__EXERCISE GOAL__
Show every line that has the string "matplotlib" in it.

__INFORMATION SHOWN__
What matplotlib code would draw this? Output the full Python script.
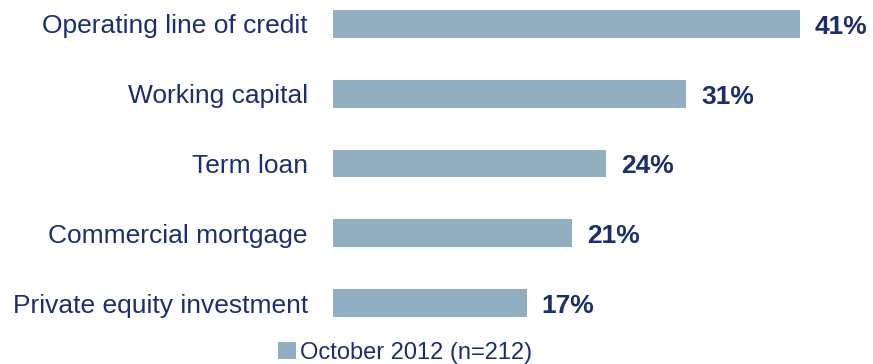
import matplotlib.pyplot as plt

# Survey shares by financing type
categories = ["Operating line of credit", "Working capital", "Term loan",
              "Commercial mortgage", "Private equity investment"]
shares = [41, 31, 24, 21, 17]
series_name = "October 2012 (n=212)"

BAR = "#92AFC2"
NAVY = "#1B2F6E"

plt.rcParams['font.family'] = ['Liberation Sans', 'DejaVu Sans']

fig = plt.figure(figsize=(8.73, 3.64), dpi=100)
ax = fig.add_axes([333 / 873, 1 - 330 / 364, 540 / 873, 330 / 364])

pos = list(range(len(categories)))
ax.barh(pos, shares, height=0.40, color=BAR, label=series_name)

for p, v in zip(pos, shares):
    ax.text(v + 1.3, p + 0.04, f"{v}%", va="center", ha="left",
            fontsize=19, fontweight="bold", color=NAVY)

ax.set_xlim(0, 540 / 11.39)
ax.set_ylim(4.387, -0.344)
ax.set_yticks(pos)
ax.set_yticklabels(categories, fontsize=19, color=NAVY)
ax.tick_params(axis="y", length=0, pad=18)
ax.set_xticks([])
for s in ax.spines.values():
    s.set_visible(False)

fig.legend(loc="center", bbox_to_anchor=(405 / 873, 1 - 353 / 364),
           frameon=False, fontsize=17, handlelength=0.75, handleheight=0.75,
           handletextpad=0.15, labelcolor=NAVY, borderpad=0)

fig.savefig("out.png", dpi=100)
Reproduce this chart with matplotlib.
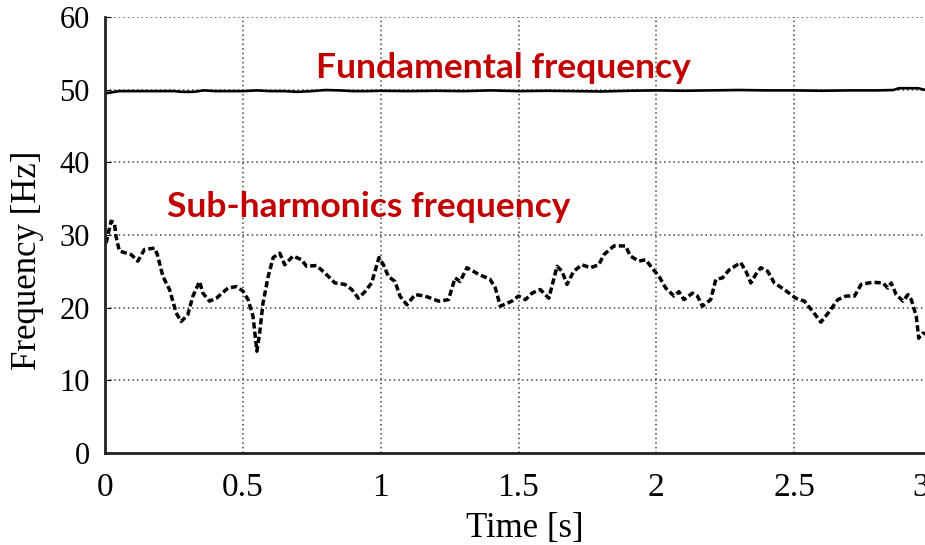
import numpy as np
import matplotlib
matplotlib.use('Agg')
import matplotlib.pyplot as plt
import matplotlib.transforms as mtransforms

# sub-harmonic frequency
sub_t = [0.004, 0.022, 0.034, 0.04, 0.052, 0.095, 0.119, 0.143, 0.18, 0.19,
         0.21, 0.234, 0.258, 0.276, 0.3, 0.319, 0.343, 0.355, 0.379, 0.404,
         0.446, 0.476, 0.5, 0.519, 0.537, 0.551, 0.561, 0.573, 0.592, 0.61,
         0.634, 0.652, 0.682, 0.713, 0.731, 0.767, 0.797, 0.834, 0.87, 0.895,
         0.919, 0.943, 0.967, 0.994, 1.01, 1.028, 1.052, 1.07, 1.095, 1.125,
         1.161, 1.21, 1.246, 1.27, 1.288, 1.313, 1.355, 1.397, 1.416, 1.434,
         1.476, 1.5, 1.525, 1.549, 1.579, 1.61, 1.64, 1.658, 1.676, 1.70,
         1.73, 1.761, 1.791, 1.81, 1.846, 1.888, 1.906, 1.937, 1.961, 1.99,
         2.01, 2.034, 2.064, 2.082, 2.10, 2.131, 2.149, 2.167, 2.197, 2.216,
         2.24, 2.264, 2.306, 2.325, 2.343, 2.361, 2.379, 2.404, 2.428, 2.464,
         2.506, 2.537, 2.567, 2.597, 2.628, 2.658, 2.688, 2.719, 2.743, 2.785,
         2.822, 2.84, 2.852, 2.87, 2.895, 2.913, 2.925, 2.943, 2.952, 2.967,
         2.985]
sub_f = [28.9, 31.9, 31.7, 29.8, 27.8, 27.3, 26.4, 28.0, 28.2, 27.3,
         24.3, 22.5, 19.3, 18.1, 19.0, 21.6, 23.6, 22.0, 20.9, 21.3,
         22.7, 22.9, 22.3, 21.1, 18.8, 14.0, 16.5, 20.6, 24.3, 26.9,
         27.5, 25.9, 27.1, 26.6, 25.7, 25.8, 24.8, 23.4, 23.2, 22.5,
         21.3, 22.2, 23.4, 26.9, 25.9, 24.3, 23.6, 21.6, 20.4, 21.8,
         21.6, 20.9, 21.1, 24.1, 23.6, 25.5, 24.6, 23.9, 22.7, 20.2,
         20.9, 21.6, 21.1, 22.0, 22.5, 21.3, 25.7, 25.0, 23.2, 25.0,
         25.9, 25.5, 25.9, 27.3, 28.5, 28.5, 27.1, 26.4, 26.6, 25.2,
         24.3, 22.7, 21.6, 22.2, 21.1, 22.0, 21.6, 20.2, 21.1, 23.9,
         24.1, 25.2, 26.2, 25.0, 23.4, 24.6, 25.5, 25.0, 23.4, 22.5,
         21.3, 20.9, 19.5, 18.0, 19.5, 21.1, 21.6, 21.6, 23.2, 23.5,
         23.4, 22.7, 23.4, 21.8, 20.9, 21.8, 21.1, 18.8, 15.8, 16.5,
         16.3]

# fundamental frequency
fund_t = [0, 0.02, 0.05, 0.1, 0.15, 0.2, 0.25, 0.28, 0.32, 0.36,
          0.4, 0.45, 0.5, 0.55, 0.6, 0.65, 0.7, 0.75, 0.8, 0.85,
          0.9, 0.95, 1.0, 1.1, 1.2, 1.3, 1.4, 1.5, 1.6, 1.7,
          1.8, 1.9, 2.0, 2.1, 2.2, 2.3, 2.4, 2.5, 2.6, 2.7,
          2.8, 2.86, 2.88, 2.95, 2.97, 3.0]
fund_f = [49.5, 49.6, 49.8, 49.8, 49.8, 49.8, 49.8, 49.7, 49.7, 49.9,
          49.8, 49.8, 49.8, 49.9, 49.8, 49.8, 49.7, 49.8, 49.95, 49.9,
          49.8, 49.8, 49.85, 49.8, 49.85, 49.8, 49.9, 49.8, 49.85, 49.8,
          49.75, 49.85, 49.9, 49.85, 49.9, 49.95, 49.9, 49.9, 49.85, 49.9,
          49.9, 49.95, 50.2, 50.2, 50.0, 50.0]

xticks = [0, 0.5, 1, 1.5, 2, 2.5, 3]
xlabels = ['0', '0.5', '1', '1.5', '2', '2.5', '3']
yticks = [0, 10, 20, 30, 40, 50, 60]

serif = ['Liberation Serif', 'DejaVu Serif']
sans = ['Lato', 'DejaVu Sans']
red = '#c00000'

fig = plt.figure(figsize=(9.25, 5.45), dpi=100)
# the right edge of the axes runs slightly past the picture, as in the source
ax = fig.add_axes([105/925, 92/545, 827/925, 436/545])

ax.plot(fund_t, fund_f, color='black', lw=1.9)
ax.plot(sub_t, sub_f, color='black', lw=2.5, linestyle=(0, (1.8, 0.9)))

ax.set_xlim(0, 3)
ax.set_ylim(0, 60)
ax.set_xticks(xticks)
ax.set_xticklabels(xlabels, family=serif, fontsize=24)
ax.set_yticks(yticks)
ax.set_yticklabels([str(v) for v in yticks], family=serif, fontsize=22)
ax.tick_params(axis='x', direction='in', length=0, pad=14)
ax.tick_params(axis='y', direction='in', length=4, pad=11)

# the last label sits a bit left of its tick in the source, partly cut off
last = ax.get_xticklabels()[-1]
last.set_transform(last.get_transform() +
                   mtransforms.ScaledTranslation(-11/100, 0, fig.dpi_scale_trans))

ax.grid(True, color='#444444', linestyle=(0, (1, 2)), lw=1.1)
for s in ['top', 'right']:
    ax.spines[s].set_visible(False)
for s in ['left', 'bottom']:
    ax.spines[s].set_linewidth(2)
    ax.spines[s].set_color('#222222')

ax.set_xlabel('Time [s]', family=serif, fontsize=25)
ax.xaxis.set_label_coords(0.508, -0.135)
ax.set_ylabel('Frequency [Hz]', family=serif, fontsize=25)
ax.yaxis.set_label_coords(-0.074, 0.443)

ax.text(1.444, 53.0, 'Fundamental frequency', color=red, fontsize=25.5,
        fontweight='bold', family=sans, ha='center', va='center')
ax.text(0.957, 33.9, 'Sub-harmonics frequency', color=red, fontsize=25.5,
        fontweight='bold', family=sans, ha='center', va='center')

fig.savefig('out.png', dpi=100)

__CORRECT ANSWER__
What matplotlib code would draw this? Output the full Python script.
import matplotlib.pyplot as plt
Reproduce this chart with matplotlib.
import matplotlib
matplotlib.use('Agg')
import matplotlib.pyplot as plt
import matplotlib.transforms as mtransforms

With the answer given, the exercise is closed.